Leaving out every picture, retype the lines below from the top through the one that contains "const RING_COUNT = 7;".

## BEGIN

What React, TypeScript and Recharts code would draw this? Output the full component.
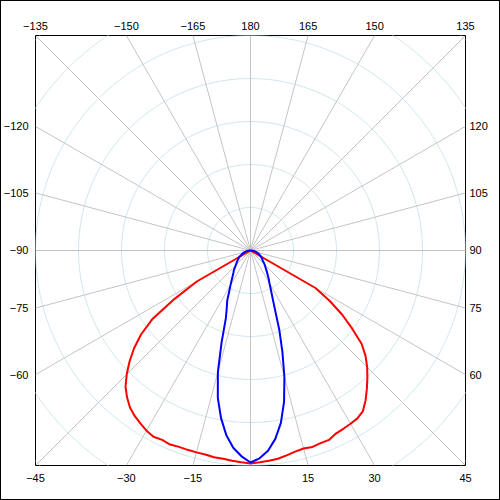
import React from 'react';
import { ScatterChart, Scatter, XAxis, YAxis } from 'recharts';

// Polar photometric diagram: gamma angle 0 points down, +90 to the right.
const EDGE = 215; // intensity at the plot edge
const RING_STEP = 43;
const RING_COUNT = 7;

const gammaAngles = [
  -90, -87.5, -85, -82.5, -80, -77.5, -75, -72.5, -70, -67.5, -65, -62.5,
  -60, -57.5, -55, -52.5, -50, -47.5, -45, -42.5, -40, -37.5, -35, -32.5,
  -30, -27.5, -25, -22.5, -20, -17.5, -15, -12.5, -10, -7.5, -5, -2.5,
  0,
  2.5, 5, 7.5, 10, 12.5, 15, 17.5, 20, 22.5, 25, 27.5, 30,
  32.5, 35, 37.5, 40, 42.5, 45, 47.5, 50, 52.5, 55, 57.5, 60,
  62.5, 65, 67.5, 70, 72.5, 75, 77.5, 80, 82.5, 85, 87.5, 90,
];

const redValues = [
  0, 0, 0, 0, 0, 0, 0, 0, 0, 0, 0, 0,
  62, 90, 120, 138, 152, 164, 175, 185, 192, 198, 202, 205,
  208, 210, 209, 210, 209, 209, 209, 209, 210, 210, 211, 212,
  213,
  212, 211, 210, 208, 206, 205, 206, 205, 205, 202, 201, 200,
  199, 196, 189, 181, 173, 165, 156, 145, 128, 112, 94, 75,
  0, 0, 0, 0, 0, 0, 0, 0, 0, 0, 0, 0,
];

const blueValues = [
  0, 1, 2, 3, 4, 5, 6, 7, 8, 9, 10, 11,
  13, 14, 15, 16, 18, 19, 21, 23, 26, 28, 31, 35,
  40, 46, 55, 62, 72, 96, 126, 151, 170, 186, 198, 206,
  212,
  208, 201, 190, 175, 155, 131, 106, 84, 64, 52, 44, 38,
  34, 30, 27, 24, 22, 20, 18, 16, 15, 14, 13, 12,
  11, 10, 9, 8, 7, 6, 5, 4, 3, 2, 1, 0,
];

const bottomLabels = [-45, -30, -15, 15, 30, 45];
const topLabels = [-135, -150, -165, 180, 165, 150, 135];
const leftLabels = [-60, -75, -90, -105, -120];
const rightLabels = [60, 75, 90, 105, 120];
const spokeAngles = [0, 15, 30, 45, 60, 75, 90, 105, 120, 135, 150, 165, 180, 195, 210, 225, 240, 255, 270, 285, 300, 315, 330, 345];

const RED = '#ff0000';
const BLUE = '#0000ff';
const RING_COLOR = '#cfe7ee';
const SPOKE_COLOR = '#c4c4c4';

const rad = (d: number) => (d * Math.PI) / 180;
const toXY = (deg: number, r: number) => ({ x: r * Math.sin(rad(deg)), y: -r * Math.cos(rad(deg)) });

const redPts = gammaAngles.map((a, i) => toXY(a, redValues[i]));
const bluePts = gammaAngles.map((a, i) => toXY(a, blueValues[i]));

const rings = Array.from({ length: RING_COUNT }, (_, k) => {
  const r = RING_STEP * (k + 1);
  const pts = [] as { x: number; y: number }[];
  for (let d = 0; d <= 360; d += 2) pts.push(toXY(d, r));
  return pts;
});

const spokes = spokeAngles.map((a) => {
  const s = Math.sin(rad(a));
  const c = -Math.cos(rad(a));
  const t = EDGE / Math.max(Math.abs(s), Math.abs(c));
  return [{ x: 0, y: 0 }, { x: t * s, y: t * c }];
});

const tanD = (d: number) => Math.tan(rad(d));
const bottomPos = bottomLabels.map((a) => EDGE * tanD(a));
const topPos = topLabels.map((a) => EDGE * tanD(Math.sign(a) * (180 - Math.abs(a))));
const leftPos = leftLabels.map((a) => EDGE * tanD(-90 - a));
const rightPos = rightLabels.map((a) => EDGE * tanD(a - 90));

const fmt = (n: number) => (n < 0 ? '\u2212' + Math.abs(n) : String(n));
const makeFormatter = (pos: number[], labels: number[]) => (v: number) => {
  let best = 0;
  for (let i = 1; i < pos.length; i++) if (Math.abs(pos[i] - v) < Math.abs(pos[best] - v)) best = i;
  return fmt(labels[best]);
};

const tickStyle = { fontSize: 11, fill: '#000', fontFamily: '"Liberation Sans", Arial, sans-serif' };
const noShape = () => <g />;
const domain: [number, number] = [-EDGE, EDGE];

export default function App() {
  return (
    <div style={{ position: 'absolute', left: 0, top: 0, width: 500, height: 500, background: '#fff' }}>
      <ScatterChart width={500} height={500} margin={{ top: 0, right: 0, bottom: 0, left: 0 }}>
        <XAxis
          xAxisId="b"
          type="number"
          dataKey="x"
          orientation="bottom"
          domain={domain}
          allowDataOverflow
          ticks={bottomPos}
          interval={0}
          tickFormatter={makeFormatter(bottomPos, bottomLabels)}
          height={34.5}
          tickLine={false}
          tickSize={6}
          tickMargin={3}
          axisLine={{ stroke: '#000' }}
          tick={tickStyle}
        />
        <XAxis
          xAxisId="t"
          type="number"
          dataKey="x"
          orientation="top"
          domain={domain}
          allowDataOverflow
          ticks={topPos}
          interval={0}
          tickFormatter={makeFormatter(topPos, topLabels)}
          height={35.5}
          tickLine={false}
          tickSize={4}
          tickMargin={2}
          axisLine={{ stroke: '#000' }}
          tick={tickStyle}
        />
        <YAxis
          yAxisId="l"
          type="number"
          dataKey="y"
          orientation="left"
          domain={domain}
          allowDataOverflow
          ticks={leftPos}
          interval={0}
          tickFormatter={makeFormatter(leftPos, leftLabels)}
          width={35.5}
          tickLine={false}
          tickSize={4}
          tickMargin={3}
          axisLine={{ stroke: '#000' }}
          tick={tickStyle}
        />
        <YAxis
          yAxisId="r"
          type="number"
          dataKey="y"
          orientation="right"
          domain={domain}
          allowDataOverflow
          ticks={rightPos}
          interval={0}
          tickFormatter={makeFormatter(rightPos, rightLabels)}
          width={34.5}
          tickLine={false}
          tickSize={2}
          tickMargin={2}
          axisLine={{ stroke: '#000' }}
          tick={tickStyle}
        />
        {rings.map((pts, i) => (
          <Scatter
            key={'ring' + i}
            xAxisId="b"
            yAxisId="l"
            data={pts}
            line={{ stroke: RING_COLOR, strokeWidth: 1 }}
            shape={noShape}
            isAnimationActive={false}
            legendType="none"
          />
        ))}
        {spokes.map((pts, i) => (
          <Scatter
            key={'spoke' + i}
            xAxisId="b"
            yAxisId="l"
            data={pts}
            line={{ stroke: SPOKE_COLOR, strokeWidth: 1 }}
            shape={noShape}
            isAnimationActive={false}
            legendType="none"
          />
        ))}
        <Scatter
          xAxisId="b"
          yAxisId="l"
          data={redPts}
          line={{ stroke: RED, strokeWidth: 2, strokeLinejoin: 'round' }}
          shape={noShape}
          isAnimationActive={false}
          legendType="none"
        />
        <Scatter
          xAxisId="b"
          yAxisId="l"
          data={bluePts}
          line={{ stroke: BLUE, strokeWidth: 2, strokeLinejoin: 'round' }}
          shape={noShape}
          isAnimationActive={false}
          legendType="none"
        />
      </ScatterChart>
      <div
        style={{
          position: 'absolute',
          left: 0,
          top: 0,
          width: 500,
          height: 500,
          border: '1px solid #000',
          boxSizing: 'border-box',
          pointerEvents: 'none',
        }}
      />
    </div>
  );
}
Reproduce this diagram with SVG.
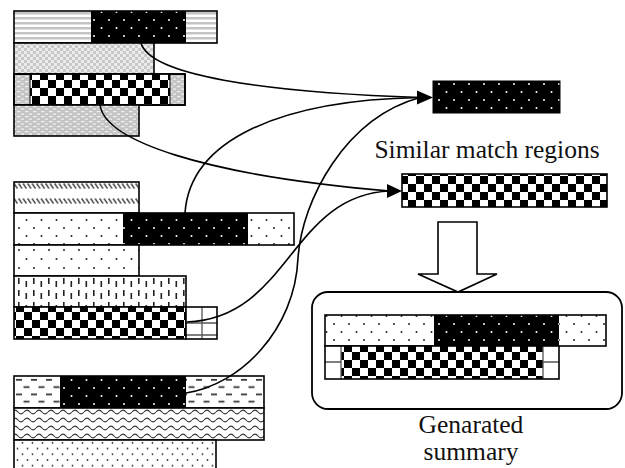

## END

▶ [Written response]
What React, TypeScript and Recharts code would draw this? Output the full component.
import React from 'react';
import { ScatterChart, Scatter, XAxis, YAxis } from 'recharts';

// Polar photometric diagram: gamma angle 0 points down, +90 to the right.
const EDGE = 215; // intensity at the plot edge
const RING_STEP = 43;
const RING_COUNT = 7;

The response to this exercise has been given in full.